At least six large cities have seen crime spikes after the election of liberal prosecutors backed by groups that have received funding from billionaire megadonor George Soros, a Daily Caller News Foundation investigation found.

Motor vehicle thefts, homicides or both have surged in Philadelphia, Chicago, Los Angeles, Dallas, St. Louis and New York since liberal prosecutors were elected with the help of funding from Soros. Soros, who has used “shell organizations, affiliates, and pass-through committees” like the Texas Justice and Public Safety PAC and Missouri Safety and Justice Committee to steer funds, spent at least $40 million in the last decade on prosecutors’ campaigns, sometimes representing 80 and 90% of their total funding, the Foundation for Government Accountability (FGA) recently reported.

Experts who spoke to the DCNF believe policies championed by Soros-backed prosecutors have contributed to increased crime, especially violent offenses.

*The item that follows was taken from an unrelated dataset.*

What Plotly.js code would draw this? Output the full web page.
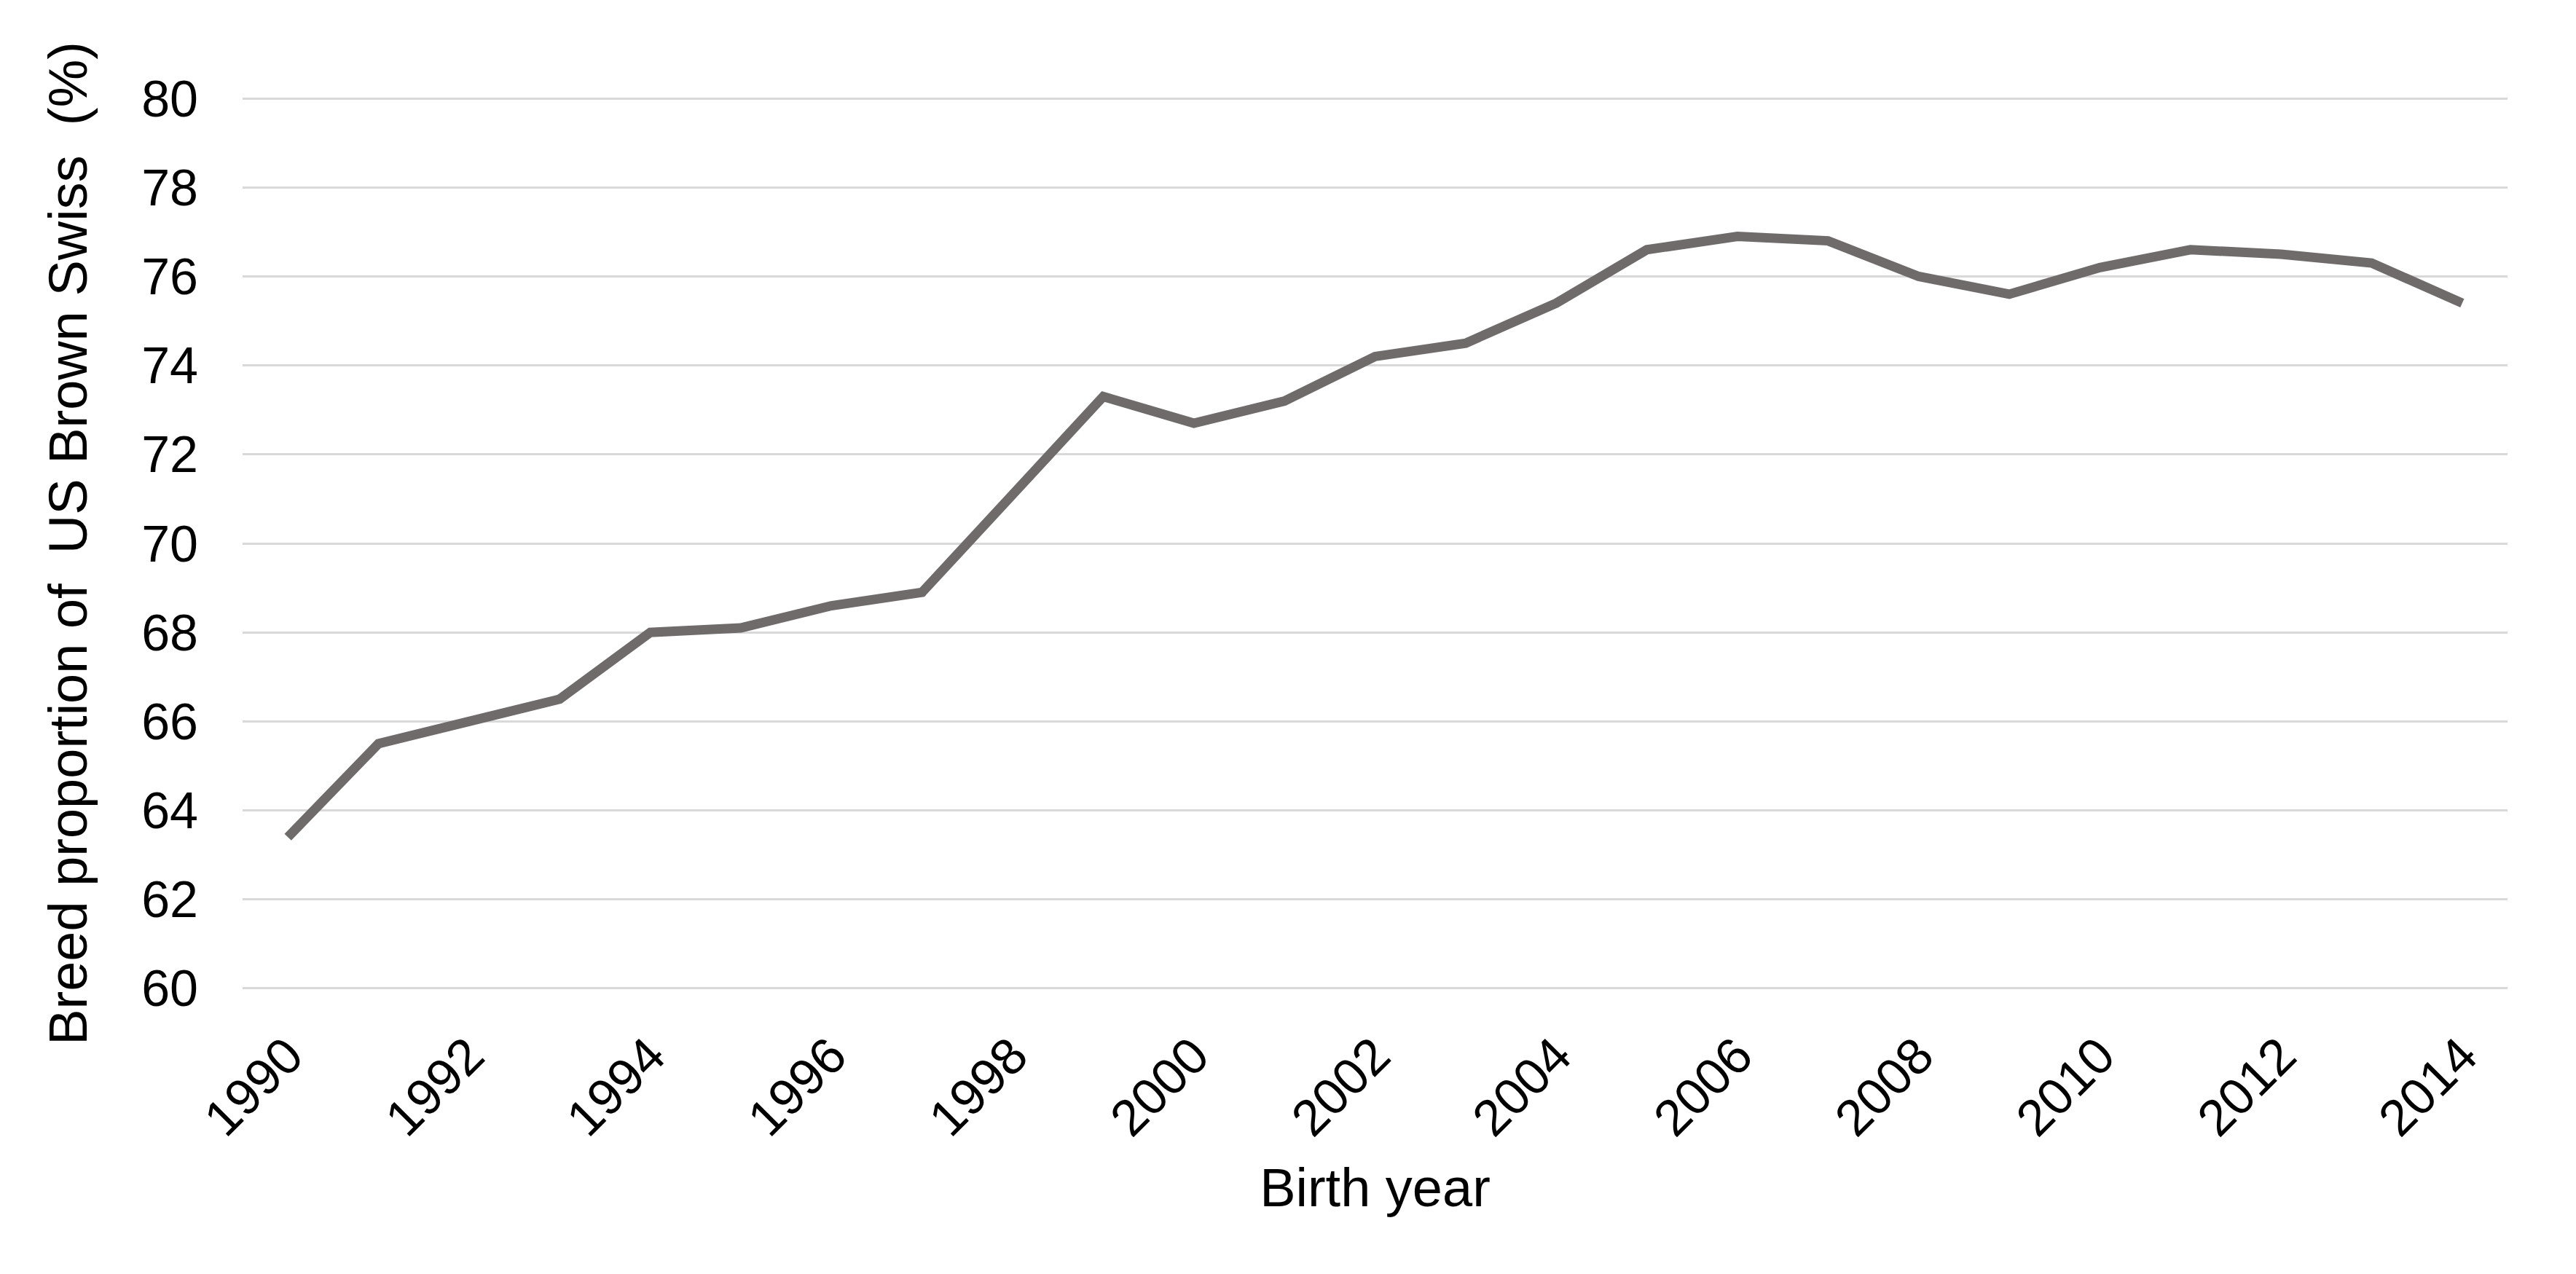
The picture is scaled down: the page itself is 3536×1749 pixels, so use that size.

“Policies of non-prosecution, which a lot of the prosecutors that he’s supported have enacted, certainly contribute to crime, especially to the extent that they are triggered in cases involving repeat violent offenders,” Manhattan Institute Policing and Public Safety Initiative Research Head Rafael Mangual told the DCNF.

By refusing to prosecute crimes deemed “low-level,” cities are often releasing repeat offenders and disincentivizing the police from making arrests for such crimes, Mangual explained.

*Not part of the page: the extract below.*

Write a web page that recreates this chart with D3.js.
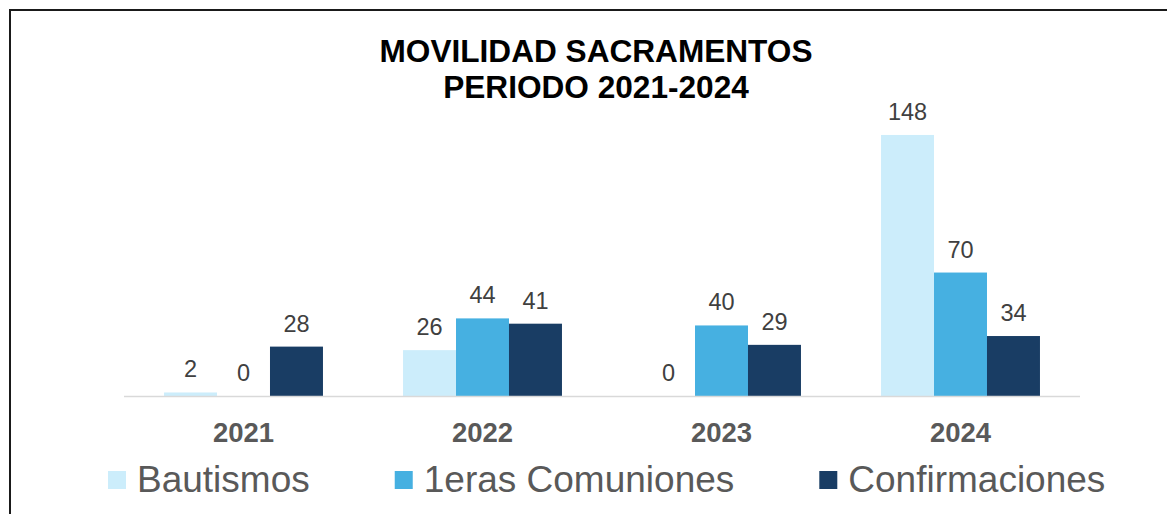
<!DOCTYPE html>
<html>
<head>
<meta charset="utf-8">
<script src="https://cdn.jsdelivr.net/npm/d3@7"></script>
<style>
  body { margin: 0; background: #fff; }
  svg { display: block; font-family: "Liberation Sans", Arial, sans-serif; }
</style>
</head>
<body>
<div id="chart"></div>
<script>
// data
const years = ["2021", "2022", "2023", "2024"];
const seriesNames = ["Bautismos", "1eras Comuniones", "Confirmaciones"];
const bautismos = [2, 26, 0, 148];
const comuniones = [0, 44, 40, 70];
const confirmaciones = [28, 41, 29, 34];
const seriesColors = ["#ccedfb", "#46b0e1", "#193d64"];
const titleLines = ["MOVILIDAD SACRAMENTOS", "PERIODO 2021-2024"];

const width = 1167, height = 514;
const margin = {top: 114, right: 87, bottom: 118, left: 124};

const svg = d3.select("#chart").append("svg")
    .attr("width", width)
    .attr("height", height);

// frame (only left and top edges show in the crop)
svg.append("path")
    .attr("d", `M10,${height} L10,10 L${width},10`)
    .attr("fill", "none")
    .attr("stroke", "#1a1a1a")
    .attr("stroke-width", 2);

// title
svg.append("text")
    .attr("x", 597)
    .attr("y", 62)
    .attr("text-anchor", "middle")
    .style("font-size", "31.6px")
    .style("font-weight", "bold")
    .attr("fill", "#000")
    .selectAll("tspan")
    .data(titleLines)
    .enter().append("tspan")
    .attr("x", 596)
    .attr("dy", (d, i) => i === 0 ? 0 : 36)
    .text(d => d);

const x0 = d3.scaleBand()
    .domain(years)
    .range([margin.left, width - margin.right])
    .paddingInner(0.335)
    .paddingOuter(0.1675);

const x1 = d3.scaleBand()
    .domain(seriesNames)
    .range([0, x0.bandwidth()])
    .padding(0);

const y = d3.scaleLinear()
    .domain([0, 160])
    .range([height - margin.bottom, height - margin.bottom - 282.2]);

const rows = years.map((yr, i) => ({
    year: yr,
    values: [bautismos[i], comuniones[i], confirmaciones[i]]
}));

// bars
const groups = svg.append("g")
    .selectAll("g")
    .data(rows)
    .enter().append("g")
    .attr("transform", d => `translate(${x0(d.year)},0)`);

groups.selectAll("rect")
    .data(d => d.values.map((v, j) => ({name: seriesNames[j], value: v, color: seriesColors[j]})))
    .enter().append("rect")
    .attr("x", d => x1(d.name))
    .attr("y", d => y(d.value))
    .attr("width", x1.bandwidth())
    .attr("height", d => y(0) - y(d.value))
    .attr("fill", d => d.color);

// value labels
groups.selectAll("text")
    .data(d => d.values.map((v, j) => ({name: seriesNames[j], value: v})))
    .enter().append("text")
    .attr("x", d => x1(d.name) + x1.bandwidth() / 2)
    .attr("y", d => y(d.value) - 15)
    .attr("text-anchor", "middle")
    .style("font-size", "23.5px")
    .attr("fill", "#404040")
    .text(d => d.value);

// baseline axis
svg.append("line")
    .attr("x1", margin.left)
    .attr("x2", width - margin.right)
    .attr("y1", y(0) + 0.5)
    .attr("y2", y(0) + 0.5)
    .attr("stroke", "#d9d9d9")
    .attr("stroke-width", 1.5);

// category labels
svg.append("g")
    .selectAll("text")
    .data(years)
    .enter().append("text")
    .attr("x", d => x0(d) + x0.bandwidth() / 2)
    .attr("y", 442)
    .attr("text-anchor", "middle")
    .style("font-size", "27.5px")
    .style("font-weight", "bold")
    .attr("fill", "#595959")
    .text(d => d);

// legend
const legend = svg.append("g");
let lx = 108;
seriesNames.forEach((name, i) => {
    legend.append("rect")
        .attr("x", lx)
        .attr("y", 471)
        .attr("width", 18)
        .attr("height", 18)
        .attr("fill", seriesColors[i]);
    const t = legend.append("text")
        .attr("x", lx + 29)
        .attr("y", 492)
        .style("font-size", "37px")
        .attr("fill", "#595959")
        .text(name);
    lx += 29 + t.node().getComputedTextLength() + 85;
});
</script>
</body>
</html>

Philadelphia District Attorney Larry Krasner

Soros personally contributed more than $1 million to the Philadelphia Justice & Public Safety PAC in 2017, with the organization spending hundreds of thousands of dollars on campaign media supporting Philadelphia District Attorney Larry Krasner’s first election that year, campaign finance records indicate. The PAC also paid for some pro-Krasner campaign advertising and mailing materials during his 2021 re-election cycle, receiving a $259,000 contribution from Soros that June.

Since he took office, homicides have increased by about 64%, according to data from the Office of the Controller. Auto thefts more than doubled during the same time period, from around 5,688 in 2017 to 14,533 in 2022.

Homicides and motor vehicle thefts have relatively high-reporting rates compared to other crimes, according to a 2021 study by the Federal Bank of Richmond, which makes them optimal indicators of overall crime.

San Diego and Philadelphia are two similarly sized cities with comparable access to crime because they are access points on major highways and close to other large cities, yet they have huge differences in prosecution style, Heritage Foundation Senior Fellow Cully Stimson explained. Krasner “refuses to prosecute misdemeanors, refuses to add enhancements, [and there’s the] 31 career gang and homicide prosecutors he fired the first day in office,” Stimson recently told the DCNF.

In comparison to Philadelphia’s Krasner, San Diego County District Attorney Summer Stephan’s office prosecutes misdemeanors and aggressively pursues repeat offenders, Stimson argued.

“The difference between those two cities is dramatic. Crime has not gone up in San Diego. Period. Why? Because you have a real prosecutor,” Stimson said. “And so last year in the city of San Diego, about fifty murders.”

Philadelphia had 562 homicides in 2021, the highest number in its recorded history, according to an October 2022 report by the Pennsylvania State House Select Committee on Restoring Law and Order. The committee placed at least some of the blame on Krasner; at the time of the report, the district attorney’s office had withdrawn 65% of all violent crime cases.

Though homicides declined by around 8% in Philadelphia in 2022 compared to 2021, they remained far more common than before Krasner took office, Philadelphia Police Department data reveals.

Further, there has been a significant increase in the percentage of firearm charges withdrawn by the district attorney’s office during Krasner’s tenure. The share of firearm offenses dismissed grew from roughly 25% in 2015 to 49% in 2020, according to data from the Office of the Controller.